Voilà l’état où je suis, mourant et tranquille. Si quelque chose cependant altère le calme de mon esprit, et peut augmenter les souffrances de mon corps, qui assurément sont bien vives, c’est la nouvelle injustice que l’on dit que j’essuie en France. Vous savez que je vous envoyai, il y a environ un mois, quelques vers sur la mort de mademoiselle Lecouvreur, remplis de la juste douleur que je ressens encore de sa perte, et d’une indignation peut-être trop vive sur son enterrement, mais indignation pardonnable à un homme qui a été son admirateur, son ami, son amant, et qui, de plus, est poëte.

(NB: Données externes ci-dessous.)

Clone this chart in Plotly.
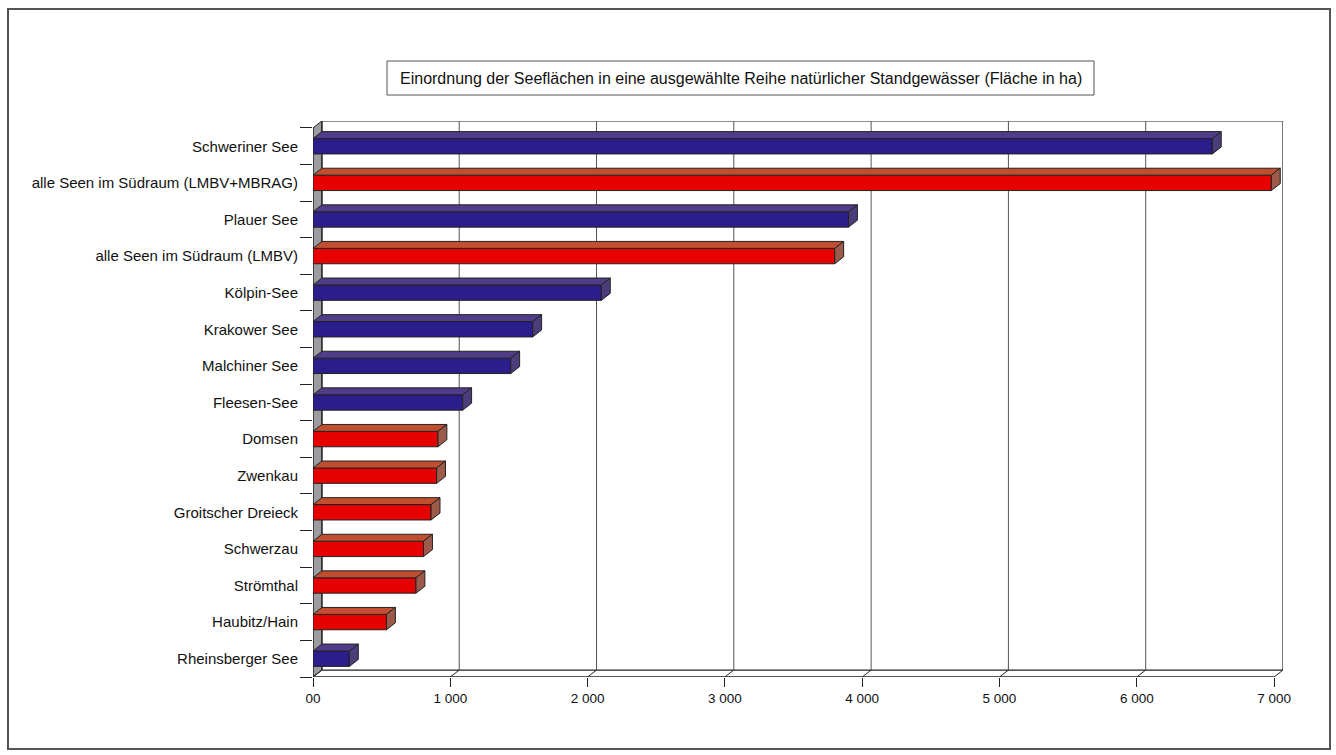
import plotly.graph_objects as go

# ---------------- data ----------------
lakes = [
    "Schweriner See",
    "alle Seen im Südraum (LMBV+MBRAG)",
    "Plauer See",
    "alle Seen im Südraum (LMBV)",
    "Kölpin-See",
    "Krakower See",
    "Malchiner See",
    "Fleesen-See",
    "Domsen",
    "Zwenkau",
    "Groitscher Dreieck",
    "Schwerzau",
    "Strömthal",
    "Haubitz/Hain",
    "Rheinsberger See",
]
area_ha = [6550, 6980, 3900, 3800, 2100, 1600, 1440, 1090, 910, 900, 860, 805, 750, 535, 265]
is_suedraum = [False, True, False, True, False, False, False, False,
               True, True, True, True, True, True, False]
x_ticks = [0, 1000, 2000, 3000, 4000, 5000, 6000, 7000]
x_tick_labels = ["00", "1 000", "2 000", "3 000", "4 000", "5 000", "6 000", "7 000"]
title_text = "Einordnung der Seeflächen in eine ausgewählte Reihe natürlicher Standgewässer (Fläche in ha)"

# ---------------- geometry / style ----------------
W, H = 1336, 755
ML, MR, MT, MB = 313, 53, 121, 78
PW, PH = W - ML - MR, H - MT - MB
XMAX = 7000
DX = 65          # depth in x data units
DY = 0.19        # depth in y (category) units
BAR_W = 0.42
n = len(lakes)
y_front_top, y_front_bot = -0.5, n - 0.5

BLUE = dict(front="#2B1D8A", top="#503C88", side="#4B3C7A")
RED = dict(front="#E60000", top="#C24E30", side="#9C5B4A")
EDGE = "#222222"
FONT = "Liberation Sans, Arial, sans-serif"

def px_x(px):
    return (px - ML) / PW

def px_y(py):
    return 1 - (py - MT) / PH

ys = list(range(n))
cols = [RED if s else BLUE for s in is_suedraum]

fig = go.Figure()
fig.add_trace(go.Bar(
    x=area_ha, y=ys, orientation="h", width=BAR_W,
    marker=dict(color=[c["front"] for c in cols], line=dict(color=EDGE, width=1)),
    hoverinfo="x+text", text=lakes, textposition="none",
))

shapes = []
# left (gray) wall
shapes.append(dict(type="path", xref="x", yref="y", layer="below",
                   path=f"M 0,{y_front_bot} L 0,{y_front_top} L {DX},{y_front_top-DY} L {DX},{y_front_bot-DY} Z",
                   fillcolor="#9C9CA0", line=dict(color=EDGE, width=1)))
# back wall frame
shapes.append(dict(type="rect", xref="x", yref="y", layer="below",
                   x0=DX, x1=XMAX + DX, y0=y_front_top - DY, y1=y_front_bot - DY,
                   line=dict(color=EDGE, width=1.2)))
# back wall gridlines
for v in x_ticks[1:-1]:
    shapes.append(dict(type="line", xref="x", yref="y", layer="below",
                       x0=v + DX, x1=v + DX, y0=y_front_top - DY, y1=y_front_bot - DY,
                       line=dict(color="#555555", width=1)))
# floor front edge and diagonals
shapes.append(dict(type="line", xref="x", yref="y", layer="below",
                   x0=0, x1=XMAX, y0=y_front_bot, y1=y_front_bot,
                   line=dict(color=EDGE, width=1.5)))
for v in x_ticks:
    shapes.append(dict(type="line", xref="x", yref="y", layer="below",
                       x0=v, x1=v + DX, y0=y_front_bot, y1=y_front_bot - DY,
                       line=dict(color=EDGE, width=1)))
# left front edge
shapes.append(dict(type="line", xref="x", yref="y", layer="below",
                   x0=0, x1=0, y0=y_front_top, y1=y_front_bot,
                   line=dict(color=EDGE, width=1)))

# bar top and side faces
h = BAR_W / 2
for i, (v, c) in enumerate(zip(area_ha, cols)):
    yt = i - h
    yb = i + h
    shapes.append(dict(type="path", xref="x", yref="y", layer="above",
                       path=f"M 0,{yt} L {v},{yt} L {v+DX},{yt-DY} L {DX},{yt-DY} Z",
                       fillcolor=c["top"], line=dict(color=EDGE, width=1)))
    shapes.append(dict(type="path", xref="x", yref="y", layer="above",
                       path=f"M {v},{yt} L {v+DX},{yt-DY} L {v+DX},{yb-DY} L {v},{yb} Z",
                       fillcolor=c["side"], line=dict(color=EDGE, width=1)))

# title box
shapes.append(dict(type="rect", xref="paper", yref="paper", layer="above",
                   x0=px_x(387), x1=px_x(1094), y0=px_y(95), y1=px_y(61),
                   line=dict(color="#555555", width=1), fillcolor="rgba(0,0,0,0)"))
# outer frame
shapes.append(dict(type="rect", xref="paper", yref="paper", layer="above",
                   x0=px_x(8), x1=px_x(1330), y0=px_y(749), y1=px_y(9),
                   line=dict(color="#555555", width=2), fillcolor="rgba(0,0,0,0)"))

fig.update_layout(
    width=W, height=H,
    margin=dict(l=ML, r=MR, t=MT, b=MB, autoexpand=False),
    paper_bgcolor="white", plot_bgcolor="white",
    showlegend=False,
    font=dict(family=FONT, color="#111111"),
    shapes=shapes,
    annotations=[dict(xref="paper", yref="paper", x=px_x(740.5), y=px_y(78),
                      text=title_text, showarrow=False,
                      font=dict(size=16, color="#111111"),
                      xanchor="center", yanchor="middle")],
    xaxis=dict(range=[0, XMAX + DX], tickmode="array", tickvals=x_ticks,
               ticktext=x_tick_labels, ticks="outside", ticklen=9,
               tickcolor=EDGE, tickwidth=1, showgrid=False, zeroline=False,
               showline=False, tickfont=dict(size=13.5), fixedrange=True),
    yaxis=dict(range=[y_front_bot, y_front_top - DY], tickmode="array",
               tickvals=ys, ticktext=lakes, ticks="", showgrid=False,
               zeroline=False, showline=False, tickfont=dict(size=15),
               ticklabelstandoff=14,
               minor=dict(tickmode="array",
                          tickvals=[i - 0.5 for i in range(n + 1)],
                          ticks="outside", ticklen=12, tickcolor=EDGE,
                          tickwidth=1, showgrid=False),
               fixedrange=True),
)

fig.write_html("out.html", config={"displayModeBar": False},
               post_script="document.body.style.margin='0px';document.body.style.overflow='hidden';")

Je vous suis sensiblement obligé d’avoir eu la sage discrétion de n’en point donner de copies ; mais on dit que vous avez eu affaire à des personnes dont la mémoire vous a trahi ; qu’on en a surtout retenu les endroits les plus forts, que ces endroits ont été envenimés, qu’ils sont parvenus jusqu’au ministère, et qu’il ne serait pas sûr pour moi de retourner en France, où pourtant mes affaires m’appellent. J’attends de votre amitié que vous m’informerez exactement, mon cher Thieriot, de la vérité de ces bruits, de ce que j’ai à craindre, et de ce que j’ai à faire. Mandez-moi le mal et le remède. Dites-moi si vous me conseillez d’écrire et de faire parler, ou de me taire et de laisser faire au temps.

On a commencé, sans ma participation, deux éditions de Charles XII, en Angleterre et en France. Ne pourriez-vous point savoir de M. de Chauvelin[1] quel sera, en cette occasion, l’esprit des ministres de la librairie ?

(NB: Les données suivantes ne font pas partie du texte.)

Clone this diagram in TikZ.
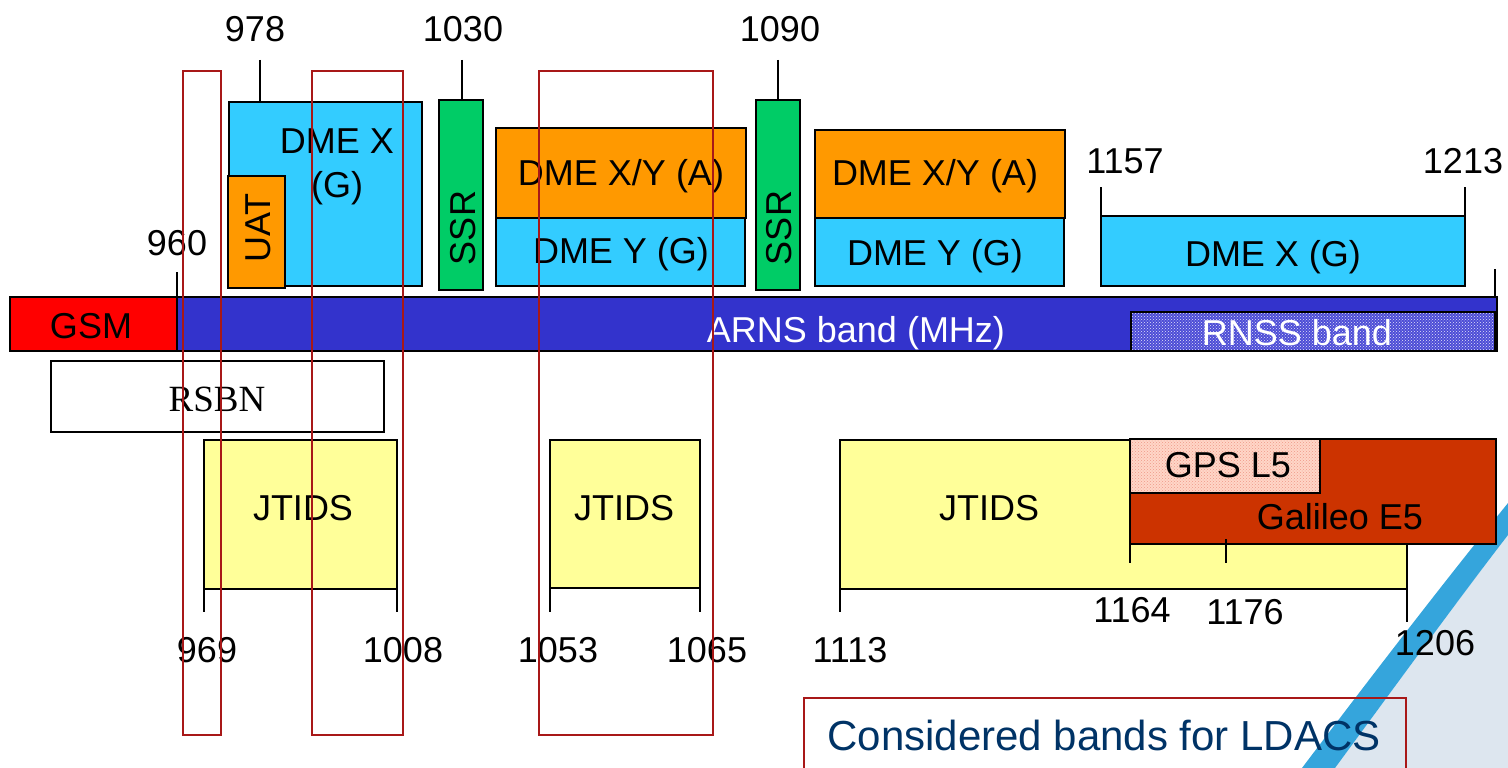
\documentclass[tikz,border=0pt]{standalone}
\usepackage{fontspec}
\setmainfont{Liberation Sans}
\newfontfamily\rsbnfont{Liberation Serif}
\usetikzlibrary{patterns}
\definecolor{dmeblue}{HTML}{33CCFF}
\definecolor{dmeorange}{HTML}{FF9900}
\definecolor{ssrgreen}{HTML}{00CC66}
\definecolor{gsmred}{HTML}{FF0000}
\definecolor{arnsblue}{HTML}{3333CC}
\definecolor{rnssblue}{HTML}{4C4CD6}
\definecolor{jtidsyellow}{HTML}{FFFF99}
\definecolor{galileored}{HTML}{CC3300}
\definecolor{gpspink}{HTML}{FFD6C8}
\definecolor{gpsdot}{HTML}{EE9A88}
\definecolor{ldacsred}{HTML}{A81818}
\definecolor{ldacsblue}{HTML}{003366}
\definecolor{swooshblue}{HTML}{35A5DC}
\definecolor{swooshbg}{HTML}{DDE6EF}
\newcommand\bandbox[6]{%
  \node[#2, anchor=north west, minimum width={(#5-#3)*1pt}, minimum height={(#6-#4)*1pt}] (#1) at (#3,#4) {};}
\tikzset{
  box/.style={rectangle, draw=black, line width=2.5pt, inner sep=0pt, outer sep=0pt},
  redbox/.style={rectangle, draw=ldacsred, line width=1.6pt, inner sep=0pt, outer sep=0pt},
  lbl/.style={font=\fontsize{36}{43}\selectfont, inner sep=0pt, anchor=base},
  vlbl/.style={font=\fontsize{36}{43}\selectfont, inner sep=0pt, rotate=90},
  tickline/.style={line width=2pt, draw=black},
}
\begin{document}
\begin{tikzpicture}[x=1pt,y=-1pt]
\useasboundingbox (0,0) rectangle (1508,768);
% background swoosh
\fill[swooshbg] (1508,535) .. controls (1460,597) and (1385,700) .. (1335,768) -- (1508,768) -- cycle;
\fill[swooshblue] (1508,503) .. controls (1447,578) and (1370,678) .. (1302,768) -- (1335,768) .. controls (1385,700) and (1460,597) .. (1508,535) -- cycle;
% main bar
\bandbox{arns}{box, fill=arnsblue}{10}{297}{1497}{351}
\bandbox{gsm}{box, fill=gsmred}{10}{297}{177}{351}
\bandbox{rnss}{box, line width=2pt, preaction={fill=rnssblue}, pattern=crosshatch dots, pattern color=white!85!rnssblue}{1131}{312}{1495}{351}
% upper band boxes
\bandbox{dmex1}{box, fill=dmeblue}{229}{102}{422}{286}
\bandbox{uat}{box, fill=dmeorange}{228}{176}{285}{288}
\bandbox{ssr1}{box, fill=ssrgreen}{439}{100}{483}{290}
\bandbox{dmexya1}{box, fill=dmeorange}{496}{128}{746}{218}
\bandbox{dmeyg1}{box, fill=dmeblue}{496}{218}{745}{286}
\bandbox{ssr2}{box, fill=ssrgreen}{756}{100}{800}{290}
\bandbox{dmexya2}{box, fill=dmeorange}{815}{130}{1065}{218}
\bandbox{dmeyg2}{box, fill=dmeblue}{815}{218}{1064}{286}
\bandbox{dmex3}{box, fill=dmeblue}{1101}{216}{1465}{286}
% lower band boxes
\bandbox{rsbn}{box, fill=white}{51}{361}{384}{432}
\bandbox{jtids1}{box, fill=jtidsyellow}{204}{440}{397}{589}
\bandbox{jtids2}{box, fill=jtidsyellow}{550}{440}{700}{588}
\bandbox{jtids3}{box, fill=jtidsyellow}{840}{440}{1407}{589}
\bandbox{galileo}{box, fill=galileored}{1130}{439}{1496}{544}
\bandbox{gps}{box, preaction={fill=gpspink}, pattern=crosshatch dots, pattern color=gpsdot}{1130}{439}{1320}{493}
% ticks
\draw[tickline] (260,60) -- (260,102);
\draw[tickline] (462,60) -- (462,100);
\draw[tickline] (778,60) -- (778,100);
\draw[tickline] (177,272) -- (177,297);
\draw[tickline] (1101,187) -- (1101,216);
\draw[tickline] (1465,187) -- (1465,225);
\draw[tickline] (1495,269) -- (1495,297);
\draw[tickline] (204,589) -- (204,612);
\draw[tickline] (397,589) -- (397,612);
\draw[tickline] (550,588) -- (550,612);
\draw[tickline] (700,588) -- (700,612);
\draw[tickline] (840,589) -- (840,612);
\draw[tickline] (1407,544) -- (1407,622);
\draw[tickline] (1130,544) -- (1130,563);
\draw[tickline] (1226,539) -- (1226,563);
% frequency labels
\node[lbl] (f978) at (255,42) {978};
\node[lbl] (f1030) at (463,42) {1030};
\node[lbl] (f1090) at (780,42) {1090};
\node[lbl] (f960) at (177,255) {960};
\node[lbl] (f1157) at (1125,173) {1157};
\node[lbl] (f1213) at (1463,173) {1213};
\node[lbl] (f969) at (207,662) {969};
\node[lbl] (f1008) at (403,662) {1008};
\node[lbl] (f1053) at (558,662) {1053};
\node[lbl] (f1065) at (707,662) {1065};
\node[lbl] (f1113) at (850,662) {1113};
\node[lbl] (f1164) at (1132,622) {1164};
\node[lbl] (f1176) at (1245,624) {1176};
\node[lbl] (f1206) at (1435,655) {1206};
% band names
\node[lbl] (tdmex1a) at (337,153) {DME X};
\node[lbl] (tdmex1b) at (337,197) {(G)};
\node[vlbl] (tuat) at (258,228) {UAT};
\node[vlbl] (tssr1) at (463,228) {SSR};
\node[vlbl] (tssr2) at (779,228) {SSR};
\node[lbl] (tdmexya1) at (621,185) {DME X/Y (A)};
\node[lbl] (tdmeyg1) at (621,263) {DME Y (G)};
\node[lbl] (tdmexya2) at (935,185) {DME X/Y (A)};
\node[lbl] (tdmeyg2) at (935,265) {DME Y (G)};
\node[lbl] (tdmex3) at (1273,266) {DME X (G)};
\node[lbl] (tgsm) at (91,338) {GSM};
\node[lbl, text=white] (tarns) at (856,342) {ARNS band (MHz)};
\node[lbl, text=white] (trnss) at (1297,345) {RNSS band};
\node[lbl, font=\rsbnfont\fontsize{37}{44}\selectfont] (trsbn) at (217,411) {RSBN};
\node[lbl] (tj1) at (303,520) {JTIDS};
\node[lbl] (tj2) at (624,520) {JTIDS};
\node[lbl] (tj3) at (989,520) {JTIDS};
\node[lbl] (tgps) at (1228,477) {GPS L5};
\node[lbl] (tgal) at (1340,529) {Galileo E5};
% considered LDACS bands
\bandbox{ldacsA}{redbox}{183}{71}{221}{735}
\bandbox{ldacsB}{redbox}{312}{71}{403}{735}
\bandbox{ldacsC}{redbox}{539}{71}{713}{735}
\bandbox{ldacsnote}{redbox}{804}{698}{1406}{790}
\node[lbl, font=\fontsize{42}{50}\selectfont, text=ldacsblue] (tldacs) at (1104,750) {Considered bands for LDACS};
\end{tikzpicture}
\end{document}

À l’égard du secret que je vous confiai en partant, et qui échappa à M. l’abbé de Rothelin, soyez impénétrable, soyez indevinable. Dépaysez les curieux. Peut-être aura-t-on lu déjà aux comédiens Eriphyle[2]. Détournez tous les soupçons. Je vous conjure de me rendre ce service avec votre amitié ordinaire.

Je n’ai écrit qu’à vous en France.

Thieriot mihi primus amores

Abstulit ; ille habeat secum.[3]

  1. Le maître des requêtes, cité dans la lettre à Cideville, du 3 février.
  2. Voyez tome II, page 453.
  3. Parodie de ces vers de Virgile, Æn, VI, 28 :

    Ille meos, primus qui me sibi junxit, amores
    Abstulit ; ille habeat secum, servetque sepulcro.